Gabriel Arturo Jimenez Aray, a Venezuelan citizen who lived in Chicago, acquired Banco Peravia in the Dominican Republic in 2010 for the sole purpose of laundering proceeds of crime from Venezuelian politically exposed persons (“PEP“). The proceeds of crime were bribes that totalled over $1 billion. He agreed to forfeit $1 billion in assets, including real estate, vehicles, horses, watches, a jet and money in bank accounts.
Jimenez Aray used a money laundering scheme known to be used in China among PEPs where payments are made to girlfriends, or directly on credit cards in the name of someone else to enable the recipient to acquire wealth by credit card credits, which they can then spend without detection.
In an interview with a bankers magazine, Jimenez Aray said that in addition to Banco Peravia, he held a position at International Legal Service Inc.
Jimenez Aray was charged with Raul Gorrin, the owner of Venezuela-based TV network Globovision, and Alejandro Andrade, both PEPs.
Andrade is the former body guard of former Venezuelan president Hugo Chavez, who went from being a body guard to president of Venezuela’s central bank and treasurer of the country and owning jets, two equestrian mansions in Palm Beach Point, an oceanfront Palm Beach home, two farms near the Loxahatchee National Wildlife Refuge, a fleet of 10 vehicles, 35 designer watches and 17 champion showjumping horses.
Andrade was paid bribes by politically exposed persons to select them to conduct financial transactions for Venezuela.

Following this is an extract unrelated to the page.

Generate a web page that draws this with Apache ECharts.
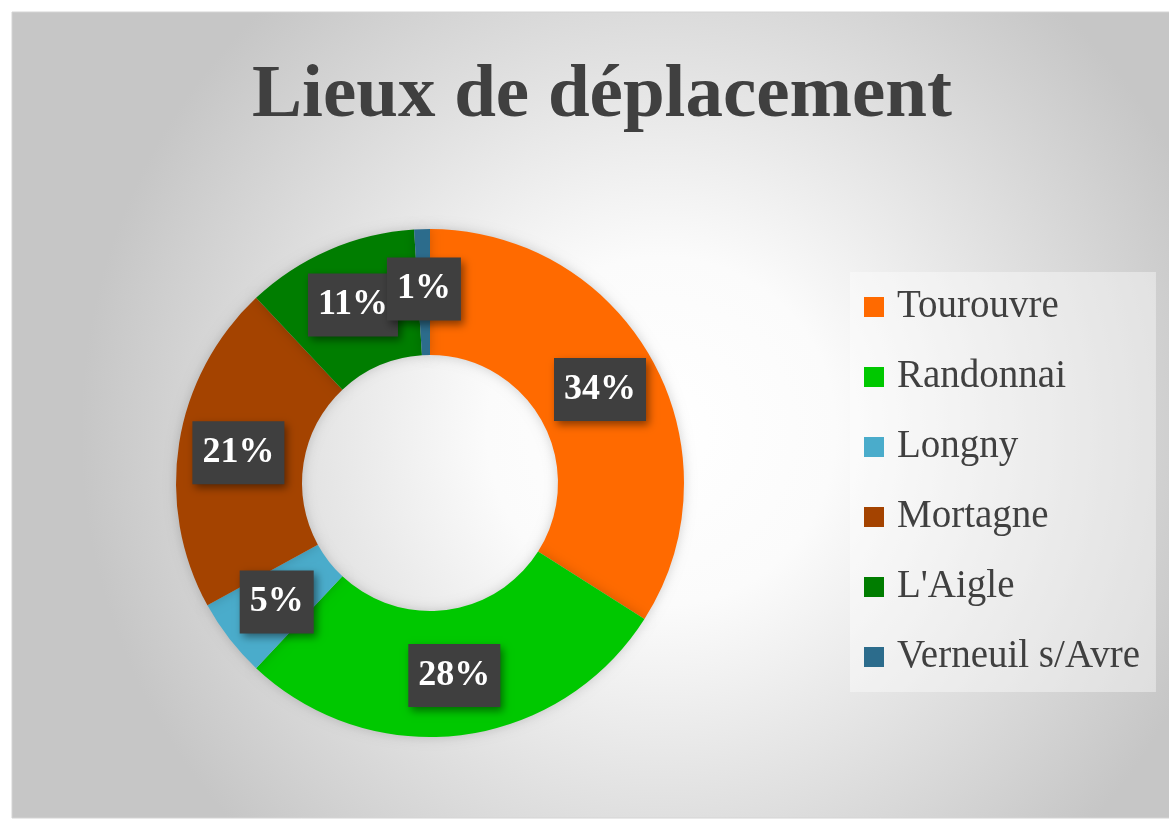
<!DOCTYPE html>
<html>
<head>
<meta charset="utf-8">
<script src="https://cdn.jsdelivr.net/npm/echarts@6/dist/echarts.min.js"></script>
<style>
html,body{margin:0;padding:0;background:#ffffff;}
#chart{width:1169px;height:824px;}
</style>
</head>
<body>
<div id="chart"></div>
<script>
const titleText = 'Lieux de déplacement';
const categories = ['Tourouvre', 'Randonnai', 'Longny', 'Mortagne', "L'Aigle", 'Verneuil s/Avre'];
const values = [34, 28, 5, 21, 11, 1];
const colors = ['#ff6a00', '#00c800', '#4aaccb', '#a44300', '#007d00', '#2c6c8c'];

const serif = "'Liberation Serif', 'DejaVu Serif', serif";
const chart = echarts.init(document.getElementById('chart'), null, {renderer: 'canvas'});

const option = {
  animation: false,
  color: colors,
  graphic: [{
    type: 'rect',
    z: -10,
    silent: true,
    shape: {x: 12, y: 12, width: 1160, height: 806},
    style: {
      fill: {
        type: 'radial', x: 0.56, y: 0.52, r: 0.72,
        colorStops: [
          {offset: 0, color: '#ffffff'},
          {offset: 0.3, color: '#fbfbfb'},
          {offset: 1, color: '#c6c6c6'}
        ]
      },
      stroke: '#d4d4d4',
      lineWidth: 1
    }
  }],
  title: {
    text: titleText,
    left: 597,
    textAlign: 'center',
    top: 54,
    textStyle: {
      fontFamily: serif,
      fontWeight: 'bold',
      fontSize: 75,
      color: '#404040'
    }
  },
  legend: {
    orient: 'vertical',
    left: 850,
    top: 272,
    padding: [15, 16, 15, 14],
    backgroundColor: 'rgba(255,255,255,0.4)',
    itemWidth: 20,
    itemHeight: 20,
    itemGap: 30,
    icon: 'rect',
    data: categories,
    textStyle: {
      fontFamily: serif,
      fontSize: 39,
      lineHeight: 40,
      color: '#404040',
      padding: [0, 0, 0, 8]
    }
  },
  series: [{
    type: 'pie',
    center: [430, 483],
    radius: [128, 254],
    startAngle: 90,
    clockwise: true,
    avoidLabelOverlap: false,
    labelLayout: {hideOverlap: false},
    minShowLabelAngle: 0,
    itemStyle: {
      borderWidth: 0,
      shadowBlur: 12,
      shadowColor: 'rgba(0,0,0,0.18)'
    },
    label: {
      show: true,
      position: 'inside',
      formatter: p => p.value + '%',
      fontFamily: serif,
      fontWeight: 'bold',
      fontSize: 36,
      lineHeight: 40,
      color: '#ffffff',
      backgroundColor: '#3f3f3f',
      padding: [12, 10, 11, 10],
      shadowBlur: 8,
      shadowOffsetX: 3,
      shadowOffsetY: 4,
      shadowColor: 'rgba(0,0,0,0.45)'
    },
    labelLine: {show: false},
    emphasis: {disabled: true},
    data: categories.map((c, i) => ({name: c, value: values[i]}))
  }]
};
chart.setOption(option);
</script>
</body>
</html>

He pled guilty to money laundering and forfeited ever $1 billion in assets he had acquired with the proceeds of corruption. He is serving a term of incarceration of ten years in the US. His son is a horse showjumper who managed to make it on the Venezuelan Olympic team in 2016.
After the body guard, the nurse of former president Hugo Chavez and her husband, Claudia Patricia Diaz Guillen and Adrian Jose Velasquez Figueroa, ended up with $65 million in cash allegedly sent to them by Gorrin. The nurse replace Andrade as the treasurer of Venezuela and she too relocated to the Dominican Republic and bought real estate there.
Swiss banker Matthias Krull, a wealth manager at Julius Baer Group, was part of a connected money laundering scheme involving PEPs from Venezuela who laundered bribes associated with Venezuelan state-owned oil company Petreos de Venezuela, S.A. (PDVSA). He was was sentenced to 10 years in prison for money laundering, after pleading guilty.